Tribunal correctionnel de Paris, 18 octobre 2012, N° 1216308325

L’affichage sur un panneau syndical d’un courrier diffamant un chef de service suffit-il à caractériser la publicité requise pour la répression des délits de presse ?

 [1]


Pas si le panneau syndical n’est pas accessible au public et à des personnes extérieures au service. Les fonctionnaires d’un même service sont en effet liés entre eux par une communauté d’intérêts, ce qui exclut tout caractère public de la diffamation. Les faits ne peuvent être donc réprimés qu’au titre d’une diffamation non publique (contravention de 1ère classe).

Un syndicat dénonce le comportement irrespectueux et le mode de management d’un agent de maîtrise. Une lettre est adressée en ce sens au supérieur hiérarchique de l’intéressé ; une copie du courrier est par ailleurs affichée sur le panneau syndical du service concerné.

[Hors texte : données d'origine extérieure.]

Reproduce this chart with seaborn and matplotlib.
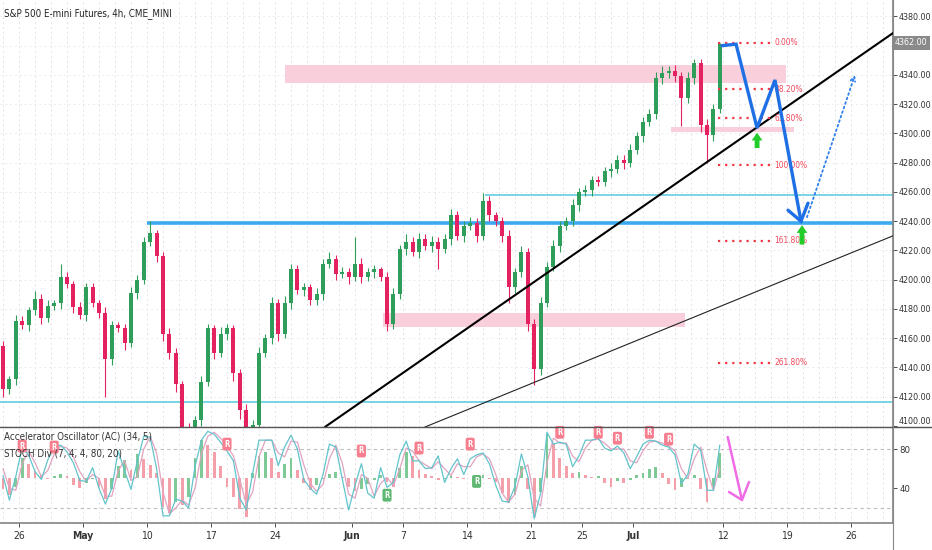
import numpy as np
import matplotlib
matplotlib.use('Agg')
import matplotlib.pyplot as plt
import matplotlib.transforms as mtransforms
from matplotlib.lines import Line2D
from matplotlib.patches import Rectangle
import seaborn as sns

sns.set_theme(style='white')
plt.rcParams['font.family'] = ['DejaVu Sans']
plt.rcParams['font.stretch'] = 'condensed'

# ---- price data: 4h futures, resampled to half-day candles (x in trading days from Apr 26) ----
first_open = 4155
closes = [4125, 4132, 4172, 4169, 4179, 4187, 4174, 4182, 4184, 4202,
          4197, 4181, 4176, 4195, 4184, 4177, 4146, 4169, 4167, 4157,
          4191, 4200, 4226, 4232, 4216, 4163, 4150, 4129, 4097, 4080,
          4104, 4130, 4167, 4150, 4163, 4167, 4136, 4111, 4087, 4101,
          4150, 4160, 4184, 4163, 4184, 4207, 4193, 4195, 4186, 4190,
          4211, 4214, 4204, 4205, 4202, 4211, 4202, 4205, 4207, 4202,
          4170, 4190, 4221, 4226, 4219, 4228, 4223, 4226, 4221, 4228,
          4244, 4230, 4237, 4239, 4230, 4254, 4244, 4240, 4230, 4195,
          4205, 4219, 4170, 4139, 4184, 4209, 4223, 4237, 4240, 4251,
          4260, 4261, 4268, 4267, 4274, 4276, 4282, 4280, 4289, 4298,
          4308, 4313, 4338, 4341, 4343, 4339, 4324, 4338, 4348, 4306,
          4299, 4317, 4361]
wick_up = [3, 2, 4, 3, 2, 5, 3, 4, 2, 9, 3, 2, 4, 3, 3, 2, 4, 3, 2, 3,
           4, 3, 3, 8, 2, 3, 4, 3, 2, 5, 3, 4, 3, 2, 5, 3, 2, 3, 4, 3,
           4, 3, 4, 3, 5, 4, 3, 3, 2, 4, 3, 5, 3, 4, 3, 18, 4, 3, 3, 2,
           3, 4, 3, 5, 3, 4, 3, 4, 3, 3, 4, 3, 3, 4, 3, 5, 3, 2, 3, 4,
           3, 4, 3, 3, 4, 3, 4, 3, 3, 4, 3, 4, 3, 3, 3, 4, 3, 3, 4, 3,
           3, 4, 4, 5, 3, 4, 3, 4, 3, 3, 4, 3, 1]
wick_dn = [5, 3, 4, 3, 4, 3, 4, 3, 3, 4, 3, 4, 3, 4, 3, 3, 26, 4, 3, 5,
           3, 4, 3, 3, 4, 5, 4, 6, 8, 6, 5, 4, 3, 4, 3, 4, 5, 6, 7, 5,
           4, 3, 4, 5, 3, 4, 3, 4, 3, 3, 4, 3, 4, 3, 5, 3, 4, 3, 4, 3,
           5, 4, 3, 4, 3, 4, 3, 4, 14, 3, 4, 3, 4, 3, 4, 3, 4, 3, 4, 11,
           4, 3, 5, 11, 4, 3, 3, 4, 3, 3, 4, 3, 4, 3, 3, 4, 3, 4, 3, 3,
           4, 3, 3, 4, 3, 4, 19, 3, 4, 5, 19, 4, 3]

# ---- oscillator pane ----
stoch_k = [53, 28, 52, 82, 74, 57, 49, 69, 82, 84, 77, 66, 48, 47, 61, 40, 24, 40, 78, 58,
           39, 68, 93, 92, 60, 12, 12, 29, 27, 20, 62, 89, 98, 95, 87, 78, 68, 30, 18, 55,
           89, 89, 89, 63, 82, 94, 80, 49, 40, 34, 54, 85, 82, 50, 18, 43, 65, 35, 30, 61,
           41, 46, 74, 88, 68, 68, 60, 61, 73, 46, 60, 70, 54, 70, 74, 76, 65, 43, 27, 26,
           42, 75, 52, 9, 35, 97, 85, 87, 85, 62, 73, 89, 89, 91, 81, 78, 83, 76, 60, 72,
           85, 89, 88, 84, 82, 74, 45, 54, 85, 79, 38, 38, 84]
stoch_d = [60, 40, 38, 65, 78, 66, 52, 58, 75, 83, 81, 72, 57, 47, 54, 50, 32, 32, 58, 68,
           48, 52, 80, 93, 76, 36, 14, 20, 28, 23, 40, 75, 93, 97, 91, 83, 73, 49, 24, 36,
           72, 89, 89, 76, 72, 88, 87, 64, 45, 37, 44, 70, 84, 66, 34, 30, 54, 50, 32, 45,
           51, 43, 60, 81, 78, 68, 64, 60, 67, 60, 53, 65, 62, 62, 72, 75, 70, 54, 35, 26,
           34, 58, 64, 30, 22, 66, 91, 86, 86, 73, 67, 81, 89, 90, 86, 80, 80, 80, 68, 66,
           78, 87, 88, 86, 83, 78, 60, 50, 70, 82, 58, 38, 61]
ac_vals = [-12, -18, -10, 20, 14, 7, 3, -2, 2, 4, 2, -8, -11, -6, -2, -10, -22, -12, 12, 18,
           8, 24, 19, 13, 5, -30, -36, -25, -28, -20, 20, 38, 33, 26, 12, -10, -20, -32, -40, 5,
           22, 26, 20, 6, 14, 20, 8, -6, -13, -8, -2, 4, 6, 1, -10, -14, -12, -7, -3, 3,
           -5, -10, 10, 26, 22, 8, 4, 2, -3, -2, 2, 1, -2, 0, 2, 3, -2, -5, -16, -26,
           -18, 12, -12, -40, -15, 44, 35, 20, 12, 5, 6, 3, 1, 2, -6, -10, -4, -6, -3, 3,
           5, 9, 11, 5, -7, -13, -10, -2, 3, -12, -25, -10, 25]
ac_base = 51
r_red_idx = [3, 8, 35, 56, 65, 73, 87, 93, 96, 101, 104]
r_red_val = [83, 82, 85, 78, 81, 85, 97, 97, 91, 97, 90]
r_green_idx = [60, 74]
r_green_val = [33, 47]

# ---- drawings (trading day, price) ----
fib_prices = [4362, 4330.1, 4310.3, 4278.4, 4226.7, 4143.1]
fib_labels = ['0.00%', '38.20%', '61.80%', '100.00%', '161.80%', '261.80%']
zones = [(20.78, 59.92, 4334.4, 4346.8), (50.94, 60.55, 4301.0, 4304.4), (28.44, 52.03, 4167.7, 4177.3)]
path_x = [54.92, 56.02, 57.66, 59.06, 61.09]
path_y = [4360, 4361, 4303.7, 4336.5, 4240]
head_x = [60.08, 61.09, 61.64]
head_y = [4247.5, 4240, 4252.3]
trend_thick = ([23.9, 68.28], [4099.3, 4368.6])
trend_thin = ([31.72, 68.28], [4099.3, 4230.0])
tick_days = [0, 5, 10, 15, 20, 26, 30, 35, 40, 44, 48, 55, 60, 65]
tick_names = ['26', 'May', '10', '17', '24', 'Jun', '7', '14', '21', '25', 'Jul', '12', '19', '26']

GREEN = '#2f9e5a'
RED = '#e3225f'
XMIN, XMAX = -1.484, 68.28

closes = np.array(closes, float)
bar_days = np.arange(len(closes)) * 0.5 - 1.25
opens = np.r_[first_open, closes[:-1]]
highs = np.maximum(opens, closes) + np.array(wick_up)
lows = np.minimum(opens, closes) - np.array(wick_dn)
cols = np.where(closes >= opens, GREEN, RED)

fig = plt.figure(figsize=(9.32, 5.5), dpi=100)
ax = fig.add_axes([0, 1 - 427 / 550, 893 / 932, 427 / 550])
ax2 = fig.add_axes([0, 1 - 523 / 550, 893 / 932, 96 / 550], sharex=ax)

grid_days = np.arange(-1.25, 69, 1.25)
for a in (ax, ax2):
    for g in grid_days:
        a.axvline(g, color='#e3e3e3', lw=0.7, ls=(0, (2, 3)), zorder=0)
    for s in ('left', 'top', 'bottom'):
        a.spines[s].set_visible(False)
    a.spines['right'].set_color('#888888')
    a.yaxis.tick_right()

# main pane
price_ticks = [4100, 4120, 4140, 4160, 4180, 4200, 4220, 4240, 4260, 4280, 4300, 4320, 4340, 4380]
for t in price_ticks + [4360]:
    ax.axhline(t, color='#ececec', lw=0.7, ls=(0, (2, 3)), zorder=0)

for x0, x1, lo, hi in zones:
    ax.add_patch(Rectangle((x0, lo), x1 - x0, hi - lo, color='#f9cfdc', lw=0, zorder=1))

ax.hlines(4116.5, XMIN, XMAX, color='#62cde0', lw=1.2, zorder=2)
ax.hlines(4258, 36.4, XMAX, color='#62cde0', lw=1.2, zorder=2)
ax.hlines(4239, 10.0, XMAX, color='#3daaf0', lw=2.6, zorder=2)

ax.vlines(bar_days, lows, highs, colors=cols, lw=0.8, zorder=3)
ax.bar(bar_days, np.maximum(np.abs(closes - opens), 0.8), bottom=np.minimum(opens, closes),
       width=0.3, color=cols, lw=0, zorder=3)

ax.plot(*trend_thick, color='black', lw=1.5, zorder=4)
ax.plot(*trend_thin, color='#222222', lw=0.8, zorder=4)

for p, lab in zip(fib_prices, fib_labels):
    ax.plot([54.6, 58.7], [p, p], color='#f23645', lw=1.6, ls=(0, (1, 2.2)), zorder=4)
    ax.text(59.0, p, lab, color='#f0485b', fontsize=6, va='center', ha='left', zorder=4)

ax.plot(path_x, path_y, color='#1f6fe5', lw=2.4, zorder=6, solid_joinstyle='miter')
ax.plot(head_x, head_y, color='#1f6fe5', lw=2.4, zorder=6, solid_joinstyle='miter')
ax.annotate('', xy=(65.31, 4340), xytext=(61.56, 4242.7),
            arrowprops=dict(arrowstyle='->', ls=':', color='#2f80ed', lw=1.3,
                            shrinkA=0, shrinkB=0, mutation_scale=8), zorder=6)
for ax_x, top, bot in [(57.66, 4300.5, 4290.0), (61.17, 4237.3, 4224.0)]:
    ax.annotate('', xy=(ax_x, top), xytext=(ax_x, bot),
                arrowprops=dict(arrowstyle='simple,head_width=1.1,head_length=0.8,tail_width=0.5',
                                color='#22cc2a', lw=0, shrinkA=0, shrinkB=0, mutation_scale=7),
                zorder=7)

ax.set_xlim(XMIN, XMAX)
ax.set_ylim(4099.3, 4391.2)
ax.set_yticks(price_ticks)
ax.set_yticklabels([f'{t:.2f}' for t in price_ticks])
ax.tick_params(axis='y', labelsize=6.4, colors='#333333', length=3, width=0.6, pad=1)
ax.tick_params(axis='x', bottom=False, labelbottom=False)
ax.get_yticklabels()[0].set_va('bottom')
trans = mtransforms.blended_transform_factory(ax.transAxes, ax.transData)
ax.text(1.002, 4362, '4362.00', transform=trans, fontsize=6.4, color='white', va='center', ha='left',
        bbox=dict(boxstyle='square,pad=0.3', fc='#8a8a8a', ec='none'), zorder=8, clip_on=False)

# oscillator pane
ax2.axhline(80, color='#bdbdbd', lw=0.8, ls=(0, (3, 3)), zorder=0)
ax2.axhline(20, color='#bdbdbd', lw=0.8, ls=(0, (3, 3)), zorder=0)
ac = np.array(ac_vals, float)
ac_cols = ['#f4a0ab'] + ['#7ec995' if ac[i] > ac[i - 1] else '#f4a0ab' for i in range(1, len(ac))]
ax2.bar(bar_days, ac, bottom=ac_base, width=0.22, color=ac_cols, lw=0, zorder=1)
sns.lineplot(x=bar_days, y=stoch_d, ax=ax2, color='#e0a3c0', lw=0.9, zorder=2)
sns.lineplot(x=bar_days, y=stoch_k, ax=ax2, color='#62c4cc', lw=0.9, zorder=3)
for i, v in zip(r_red_idx, r_red_val):
    ax2.text(bar_days[i], v, 'R', ha='center', va='center', fontsize=5.5, color='white',
             fontweight='bold', zorder=5, bbox=dict(boxstyle='round,pad=0.25', fc='#f77e8e', ec='none'))
for i, v in zip(r_green_idx, r_green_val):
    ax2.text(bar_days[i], v, 'R', ha='center', va='center', fontsize=5.5, color='white',
             fontweight='bold', zorder=5, bbox=dict(boxstyle='round,pad=0.25', fc='#5fb872', ec='none'))
ax2.plot([55.37, 56.48], [92.2, 28.1], color='#f06be6', lw=1.8, zorder=6)
ax2.plot([55.47, 56.48, 57.03], [36.3, 28.1, 46.4], color='#f06be6', lw=1.8, zorder=6)
ax2.text(0.004, 0.896, 'Accelerator Oscillator (AC) (34, 5)', transform=ax2.transAxes,
         fontsize=7, color='#333333', va='center', zorder=7)
ax2.text(0.004, 0.719, 'STOCH Div (7, 4, 4, 80, 20)', transform=ax2.transAxes,
         fontsize=7, color='#333333', va='center', zorder=7)
ax2.set_ylim(4.7, 102.4)
ax2.set_yticks([40, 80])
ax2.set_yticklabels(['40', '80'])
ax2.set_ylabel('')
ax2.tick_params(axis='y', labelsize=6.8, colors='#333333', length=3, width=0.6, pad=1.5)
ax2.set_xticks(tick_days)
ax2.set_xticklabels(tick_names)
for lab in ax2.get_xticklabels():
    if lab.get_text() in ('May', 'Jun', 'Jul'):
        lab.set_fontweight('bold')
ax2.tick_params(axis='x', labelsize=7.5, colors='#333333', length=3, width=0.6, pad=3, bottom=True)
ax2.spines['bottom'].set_visible(True)
ax2.spines['bottom'].set_color('#888888')
ax2.set_xlim(XMIN, XMAX)

fig.add_artist(Line2D([0, 1], [1 - 427 / 550] * 2, color='#555555', lw=1.0))
fig.add_artist(Line2D([893 / 932] * 2, [0, 1], color='#888888', lw=0.8))
fig.text(4 / 932, 1 - 14 / 550, 'S&P 500 E-mini Futures, 4h, CME_MINI', fontsize=7,
         color='#222222', va='center', ha='left')

fig.savefig('out.png', dpi=100)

Il y est fait état de manque de respect et de considération mais aussi d’actes d’intimidation, voire de harcèlement. Il y est également mentionné des antécédents dans un autre service.

L’intéressé porte plainte pour diffamation publique contre le syndicaliste. L’occasion pour le tribunal correctionnel de Paris, dans un jugement particulièrement motivé, d’apporter plusieurs précisions intéressantes.

1° Sur le caractère public ou privée de la diffamation

Selon que la diffamation publique ou privée, les peines encourues ne sont pas les mêmes. En effet dans le premier cas il s’agit d’un délit passible de 45 000 euros d’amende si elle est commise contre un fonctionnaire public, dans l’autre il ne s’agit que d’une contravention de première classe passible d’une amende de... 38 euros.

Autant dire que le débat est loin d’être anodin.

Le plaignant estimait que la diffamation était publique dans la mesure où une copie du courrier avait été affichée sur le panneau destiné à la communication syndicale dans les locaux du service. Or poursuit-il, ce panneau est situé dans le couloir menant à la machine à café, lequel peut être emprunté par des personnes extérieures au service et notamment par des fournisseurs.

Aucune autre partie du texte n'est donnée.